Given data:
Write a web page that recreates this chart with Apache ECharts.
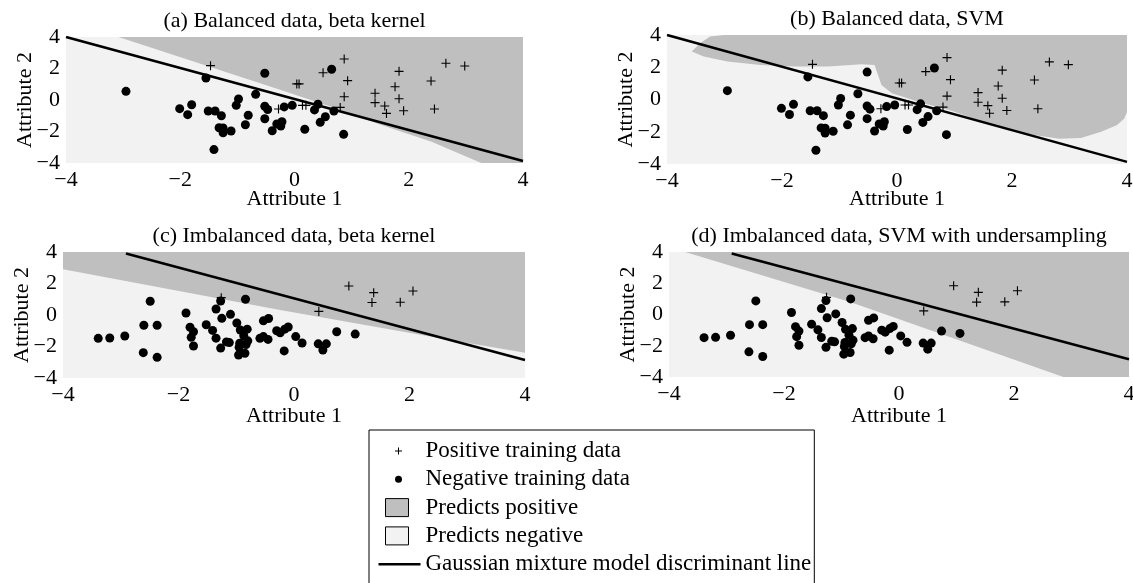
<!DOCTYPE html>
<html lang="en">
<head>
<meta charset="UTF-8">
<title>Beta kernel vs SVM decision regions</title>
<script src="https://cdn.jsdelivr.net/npm/echarts@6/dist/echarts.min.js"></script>
<style>html,body{margin:0;padding:0;background:#fff}</style>
</head>
<body>
<div id="main" style="width:1133px;height:583px"></div>
<script>
// balanced training data, panels (a) and (b)
var balPos = [[-1.47,2.18],[-0.28,-0.57],[0.87,2.6],[0.5,1.73],[0.93,1.23],[0.87,0.21],[0.04,1.02],[0.08,1.02],
  [0.14,-0.34],[0.2,-0.34],[0.8,-0.47],[1.41,0.43],[1.41,-0.17],[1.58,-0.38],[1.61,-0.85],[1.76,0.84],
  [1.83,1.82],[1.83,0.08],[1.91,-0.68],[2.39,1.21],[2.45,-0.57],[2.65,2.33],[2.98,2.16]]
var balNeg = [[-2.95,0.55],[-1.55,1.4],[-0.52,1.7],[-0.68,0.36],[-0.98,0.06],[-1.02,-0.34],[-2.01,-0.55],
  [-1.8,-0.3],[-1.87,-0.93],[-1.51,-0.7],[-1.39,-0.7],[-1.28,-1.0],[-1.32,-1.76],[-1.25,-1.78],[-1.25,-2.08],
  [-1.11,-1.97],[-1.41,-3.15],[-0.81,-0.97],[-0.86,-1.57],[-0.52,-0.4],[-0.47,-0.6],[-0.52,-1.19],
  [-0.18,-0.44],[-0.04,-0.34],[-0.39,-1.95],[-0.31,-1.52],[-0.22,-1.38],[-0.24,-1.65],[0.65,1.95],
  [0.18,-1.86],[0.41,-0.27],[0.35,-0.63],[0.54,-1.06],[0.45,-1.42],[0.69,-0.7],[0.86,-2.18]]
// imbalanced training data, panels (c) and (d)
var imbPos = [[-1.26,1.1],[0.43,0.23],[0.95,1.84],[1.38,1.42],[1.35,0.79],[1.84,0.81],[2.06,1.52]]
var imbNeg = [[-3.39,-1.48],[-3.19,-1.46],[-2.93,-1.33],[-2.49,0.87],[-2.6,-0.65],[-2.37,-0.65],[-2.61,-2.39],
  [-2.37,-2.69],[-1.87,0.13],[-1.8,-0.78],[-1.74,-1.06],[-1.78,-1.42],[-1.74,-1.97],[-1.52,-0.62],
  [-1.41,-0.98],[-1.35,-1.47],[-1.27,-2.1],[-1.35,0.38],[-1.27,0.89],[-1.25,-0.21],[-1.1,0.04],
  [-0.99,-0.51],[-0.93,-0.95],[-1.17,-1.71],[-1.12,-1.75],[-0.94,-1.79],[-0.95,-2.05],[-0.96,-2.54],
  [-0.85,-2.43],[-0.84,1.0],[-0.81,-0.9],[-0.87,-1.32],[-0.8,-1.64],[-0.83,-1.87],[-0.53,-0.37],
  [-0.44,-0.22],[-0.59,-1.48],[-0.53,-1.37],[-0.45,-1.55],[-0.3,-1.0],[-0.24,-1.13],[-0.16,-0.9],
  [-0.1,-0.76],[-0.17,-2.28],[0.03,-1.37],[0.14,-1.78],[0.42,-1.83],[0.56,-1.83],[0.5,-2.22],
  [0.74,-1.06],[1.06,-1.21]]
// GMM discriminant lines
var balLine = [[-4,4],[4,-3.87]]
var imbLine = [[-2.91,3.9],[4,-2.86]]
// outlines of the "predicts positive" regions
var regionA = [[-3.08,4],[4,4],[4,-4],[3.27,-4],[2.4,-2.65],[1.52,-1.59],[0.64,-0.43],[-0.24,0.63]]
var regionB = [[-3.0,4],[4,4],[4,-0.77],[3.95,-1.2],[3.82,-1.6],[3.55,-2.0],[3.2,-2.38],[2.82,-2.44],
  [2.24,-2.13],[1.66,-1.6],[0.96,-0.72],[0.37,-0.14],[-0.09,0.38],[-0.27,0.9],[-0.33,1.52],[-0.39,2.14],
  [-0.62,2.19],[-1.2,2.04],[-1.79,2.04],[-2.37,2.14],[-2.95,2.36],[-3.36,2.67],[-3.57,2.98],[-3.42,3.5],[-3.25,3.9]]
var regionC = [[-4,4],[4,4],[4,-2.39],[2.53,-1.48],[-0.24,0.32],[-4,2.9]]
var regionD = [[-3.72,4],[4,4],[4,-4],[2.86,-4],[-0.85,0.8]]
var plotArea = [[-4,-4],[4,-4],[4,4],[-4,4]]
var titles = ['(a) Balanced data, beta kernel', '(b) Balanced data, SVM',
  '(c) Imbalanced data, beta kernel', '(d) Imbalanced data, SVM with undersampling']

var FONT = 'Liberation Serif'
var DARK = '#bfbfbf', LIGHT = '#f2f2f2'
var plus = 'path://M3.5,0h1v3.5h3.5v1h-3.5v3.5h-1v-3.5h-3.5v-1h3.5z'

var panels = [
  {grid: {left: 66, top: 37, width: 457, height: 126}, xGap: 25, pos: balPos, neg: balNeg, line: balLine, region: regionA},
  {grid: {left: 667, top: 35, width: 460, height: 129}, xGap: 24, pos: balPos, neg: balNeg, line: balLine, region: regionB},
  {grid: {left: 63, top: 252, width: 462, height: 126}, xGap: 27, pos: imbPos, neg: imbNeg, line: imbLine, region: regionC},
  {grid: {left: 669, top: 252, width: 460, height: 125}, xGap: 28, pos: imbPos, neg: imbNeg, line: imbLine, region: regionD}
]

function drawRegion(params, api) {
  if (params.dataIndexInside !== 0) return
  var pts = []
  for (var i = 0; i < params.dataInsideLength; i++) {
    pts.push(api.coord([api.value(0, i), api.value(1, i)]))
  }
  return {type: 'polygon', shape: {points: pts}, style: {fill: api.visual('color')}}
}

function minus(v) { return String(v).replace('-', '\u2212') }

var grids = [], xAxes = [], yAxes = [], titleList = [], series = []
panels.forEach(function (p, i) {
  grids.push(Object.assign({containLabel: false, outerBoundsMode: 'none'}, p.grid))
  var axisCommon = {
    type: 'value', gridIndex: i, min: -4, max: 4, interval: 2,
    axisLine: {show: false}, axisTick: {show: false}, splitLine: {show: false},
    nameLocation: 'middle', nameMoveOverlap: false,
    nameTextStyle: {fontSize: 22, color: '#000', fontFamily: FONT},
    axisLabel: {fontSize: 22, color: '#000', fontFamily: FONT, margin: 6, formatter: minus,
      showMinLabel: true, showMaxLabel: true}
  }
  xAxes.push(Object.assign({}, axisCommon, {name: 'Attribute 1', nameGap: p.xGap}))
  yAxes.push(Object.assign({}, axisCommon, {name: 'Attribute 2', nameGap: 30, nameRotate: 90}))
  titleList.push({
    text: titles[i], left: p.grid.left + p.grid.width / 2, textAlign: 'center',
    top: p.grid.top - 27, padding: 0,
    textStyle: {fontSize: 22, fontWeight: 'normal', color: '#000', fontFamily: FONT}
  })
  series.push(
    {type: 'custom', name: 'Predicts negative', xAxisIndex: i, yAxisIndex: i, renderItem: drawRegion,
      data: plotArea, itemStyle: {color: LIGHT}, z: 1, silent: true},
    {type: 'custom', name: 'Predicts positive', xAxisIndex: i, yAxisIndex: i, renderItem: drawRegion,
      data: p.region, itemStyle: {color: DARK}, z: 2, silent: true},
    {type: 'line', name: 'Gaussian mixture model discriminant line', xAxisIndex: i, yAxisIndex: i,
      data: p.line, symbol: 'none', itemStyle: {color: '#000'}, lineStyle: {color: '#000', width: 2.5}, z: 3, silent: true},
    {type: 'scatter', name: 'Negative training data', xAxisIndex: i, yAxisIndex: i, data: p.neg,
      symbol: 'circle', symbolSize: 9, itemStyle: {color: '#000', opacity: 1}, z: 4, silent: true},
    {type: 'scatter', name: 'Positive training data', xAxisIndex: i, yAxisIndex: i, data: p.pos,
      symbol: plus, symbolSize: 9, itemStyle: {color: '#000', opacity: 1}, z: 5, silent: true}
  )
})

var myChart = echarts.init(document.getElementById('main'))
myChart.setOption({
  animation: false,
  textStyle: {fontFamily: FONT},
  title: titleList,
  grid: grids,
  xAxis: xAxes,
  yAxis: yAxes,
  legend: {
    left: 369, top: 430, width: 440, height: 190, orient: 'vertical', selectedMode: false,
    padding: [9.5, 3, 40, 9], itemWidth: 42, itemHeight: 19, itemGap: 5.3,
    borderColor: '#000', borderWidth: 1, backgroundColor: '#fff',
    textStyle: {fontSize: 23, color: '#000', fontFamily: FONT, lineHeight: 19},
    data: [
      {name: 'Positive training data', icon: 'path://M0,0M42,19M19.5,6h1v3h3v1h-3v3h-1v-3h-3v-1h3z'},
      {name: 'Negative training data', icon: 'path://M0,0M42,19M23.5,9.5A3.5,3.5,0,1,1,16.5,9.5A3.5,3.5,0,1,1,23.5,9.5z'},
      {name: 'Predicts positive', icon: 'path://M0,0M42,19M7,0.5h23v18h-23z', itemStyle: {borderColor: '#000', borderWidth: 1}},
      {name: 'Predicts negative', icon: 'path://M0,0M42,19M7,0.5h23v18h-23z', itemStyle: {borderColor: '#000', borderWidth: 1}},
      {name: 'Gaussian mixture model discriminant line', icon: 'path://M0,0M42,19M0,8.2h42v2.6h-42z'}
    ]
  },
  series: series
})
</script>
</body>
</html>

Written request: Work out the count of lines containing the word "with", then write only that count.

Answer: 2